La mamma caccia Isabella la quale medita di vendicarsi.

Mater dolorosa “La ami più della tua infelice madre? Vuoi che la tua piccola madre muoia di dolore?” Arriva il mentore del figlio e dice al giovane pittore di non pensare più alla giovane Isabella, la vera musa ispiratrice è la mamma che si presta a fare da modella per un dipinto che è il clichè più volgare che si sia mai visto.” La preghiera di una madre”.

Tornata al paesello, a casa riemergono i vecchi ricordi del suo bambino ormai cresciuto: le prime scarpine, la piccola veste da neonato “Quando Emanuele aveva 5 anni (la madre bacia la foto come fosse la reliquia di un santo venerato).

La mamma soffre di cuore. Alla mostra d’arte lui riceve il primo premio con il dipinto sulla vecchia madre orante.

Intanto lei è sul letto di morte. “Desidero che mio figlio non venga informato della mia grave malattia”. Lui ritorna al paesello salutato come un eroe, grande artista, gloria locale, profeta in patria.

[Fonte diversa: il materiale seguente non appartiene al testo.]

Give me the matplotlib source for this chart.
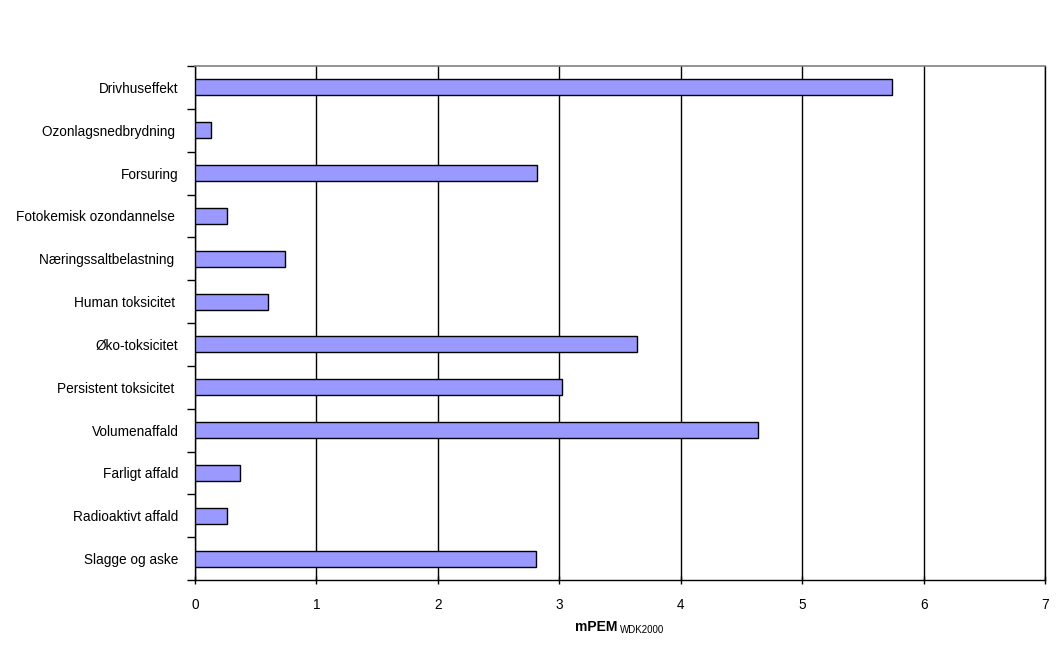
import matplotlib
matplotlib.use("Agg")
import matplotlib.pyplot as plt

plt.rcParams['font.family'] = ['Liberation Sans', 'DejaVu Sans']

categories = ['Drivhuseffekt', 'Ozonlagsnedbrydning ', 'Forsuring',
              'Fotokemisk ozondannelse ', 'Næringssaltbelastning ',
              'Human toksicitet ', 'Øko-toksicitet', 'Persistent toksicitet ',
              'Volumenaffald', 'Farligt affald', 'Radioaktivt affald',
              'Slagge og aske']
values = [5.74, 0.13, 2.82, 0.26, 0.74, 0.60, 3.64, 3.02, 4.64, 0.37, 0.26, 2.81]
xticks = [0, 1, 2, 3, 4, 5, 6, 7]

fig = plt.figure(figsize=(10.61, 6.49), dpi=100)
ax = fig.add_axes([195/1061, 1 - 580/649, 850/1061, 514/649])

n = len(categories)
ypos = list(range(n))
ax.barh(ypos, values, height=0.37, color='#9999ff', edgecolor='black',
        linewidth=1, zorder=3)
ax.set_ylim(n - 0.5, -0.5)
ax.set_xlim(0, 7)

# category labels, ticks between categories
ax.set_yticks(ypos)
ax.set_yticklabels(categories, fontsize=9.8)
ax.tick_params(axis='y', length=0, pad=12)
ax.set_yticks([i - 0.5 for i in range(n + 1)], minor=True)
ax.tick_params(axis='y', which='minor', length=6, width=1, direction='out')

ax.set_xticks(xticks)
ax.set_xticklabels([str(t) for t in xticks], fontsize=9.8)
ax.tick_params(axis='x', length=6, width=1, direction='inout', pad=10)

ax.xaxis.grid(True, color='black', linewidth=1, zorder=0)
ax.set_axisbelow(True)

for s in ['left', 'bottom', 'right']:
    ax.spines[s].set_color('black')
    ax.spines[s].set_linewidth(1)
ax.spines['top'].set_color('#808080')
ax.spines['top'].set_linewidth(1.2)

fig.text(617/1061, 1 - 631/649, 'mPEM', fontsize=10, fontweight='bold',
         ha='right', va='baseline')
fig.text(620/1061, 1 - 633/649, 'WDK2000', fontsize=7,
         ha='left', va='baseline')

fig.savefig('out.png', dpi=100)
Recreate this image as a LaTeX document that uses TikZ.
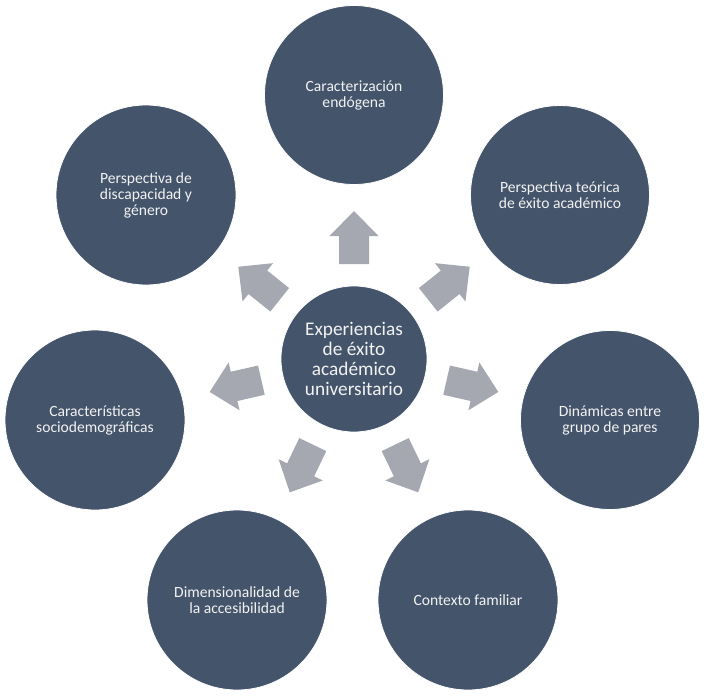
\documentclass[tikz,border=0pt]{standalone}
\usepackage{fontspec}
\setmainfont{Carlito}
\definecolor{circfill}{HTML}{44546A}
\definecolor{arrowgray}{HTML}{A5A8B0}
\definecolor{txtcol}{HTML}{F2F2F2}
\tikzset{
  outer/.style={circle, fill=circfill, draw=white, line width=0.8pt, inner sep=0pt,
    minimum size=#1, align=center, text=txtcol, font=\fontsize{15.6}{16}\selectfont},
  outer/.default=179pt,
  inner/.style={circle, fill=circfill, draw=white, line width=0.8pt, inner sep=0pt,
    minimum size=146pt, align=center, text=txtcol, font=\fontsize{19.3}{20}\selectfont},
  blockarrow/.pic={\fill[arrowgray] (95,-15) -- (123,-15) -- (123,-24.5) -- (148,0)
    -- (123,24.5) -- (123,15) -- (95,15) -- cycle;}
}
\begin{document}
\begin{tikzpicture}[x=1pt,y=-1pt]
\useasboundingbox (0,0) rectangle (707,698);
\node[outer] (top) at (354,95) {Caracterización\\endógena};
\node[outer=180pt] (ul) at (146,195) {Perspectiva de\\discapacidad y\\género};
\node[outer] (ur) at (560,195) {Perspectiva teórica\\de éxito académico};
\node[outer=180pt] (lf) at (95,420) {Características\\sociodemográficas};
\node[outer] (rt) at (610,420) {Dinámicas entre\\grupo de pares};
\node[outer=180pt] (bl) at (237,600) {Dimensionalidad de\\la accesibilidad};
\node[outer=180pt] (br) at (468,600) {Contexto familiar};
\node[inner] (ctr) at (354,359) {Experiencias\\de éxito\\académico\\universitario};
\foreach \a in {90,141.43,192.86,244.29,295.71,347.14,38.57}
  \path (ctr.center) pic[rotate=\a] {blockarrow};
\end{tikzpicture}
\end{document}
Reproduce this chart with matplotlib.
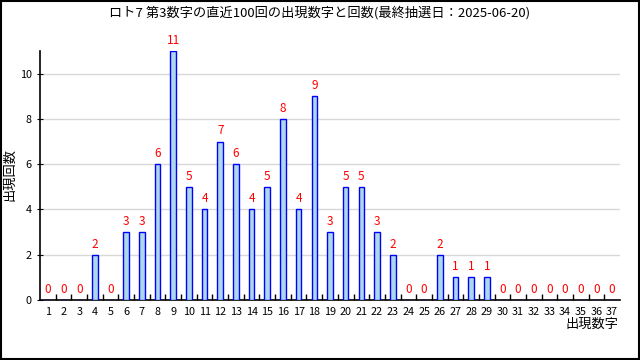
import matplotlib
matplotlib.use("Agg")
import matplotlib.pyplot as plt

numbers = list(range(1, 38))
counts = [0, 0, 0, 2, 0, 3, 3, 6, 11, 5, 4, 7, 6, 4, 5, 8, 4, 9, 3, 5,
          5, 3, 2, 0, 0, 2, 1, 1, 1, 0, 0, 0, 0, 0, 0, 0, 0]
title = "ロト7 第3数字の直近100回の出現数字と回数(最終抽選日：2025-06-20)"
xlabel = "出現数字"
ylabel = "出現回数"

plt.rcParams['font.family'] = ['Noto Sans CJK JP', 'DejaVu Sans']

fig = plt.figure(figsize=(6.4, 3.6), dpi=100)
ax = fig.add_axes([0.0625, 0.1667, 0.90625, 0.6916])

ax.bar(numbers, counts, width=0.36, color='#add8e6', edgecolor='blue', linewidth=1.0, zorder=3)
for n, c in zip(numbers, counts):
    ax.annotate(str(c), (n, c), xytext=(0, 3), textcoords='offset points',
                ha='center', va='bottom', color='red', fontsize=8.5)

ax.set_xlim(0.5, 37.5)
ax.set_ylim(0, 11)
ax.set_yticks(range(0, 11, 2))
ax.set_xticks(numbers)
ax.set_xticks([n + 0.5 for n in numbers[:-1]], minor=True)
ax.tick_params(axis='x', which='major', length=0, labelsize=7.8, pad=5)
ax.tick_params(axis='x', which='minor', direction='in', length=4, width=1)
ax.tick_params(axis='y', direction='inout', length=5, labelsize=7.8)
ax.grid(axis='y', color='#d8d8d8', linewidth=1, zorder=0)
for s in ['top', 'right']:
    ax.spines[s].set_visible(False)
ax.spines['left'].set_linewidth(1.2)
ax.spines['bottom'].set_linewidth(1.2)

fig.text(0.5, 0.965, title, ha='center', va='center', fontsize=9.5)
fig.text(0.016, 0.515, ylabel, rotation=90, ha='center', va='center', fontsize=9.5)
fig.text(0.967, 0.098, xlabel, ha='right', va='center', fontsize=9.5)

fig.patches.append(plt.Rectangle((0.001, 0.002), 0.997, 0.995, transform=fig.transFigure,
                                 fill=False, edgecolor='black', linewidth=1.5))

fig.savefig("out.png", dpi=100)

E’ portato in trionfo dalla folla plaudente fino a casa della mamma che fa finta di stare bene per accoglierlo “Ora posso morire felice”.

Lui saluta il popolo dalla finestra e intanto la “vecchia strega” muore in poltrona come la mamma del feroce cavalier Catellami nel Fantozzi di Salce o quella imbalsamata di Psycho di Hitchcock. Il serto di alloro che spettava a lui poeta ormai di fama preclara, lo pone ai piedi della madre morta che sembra la statua della Madonna “Riposa in pace”.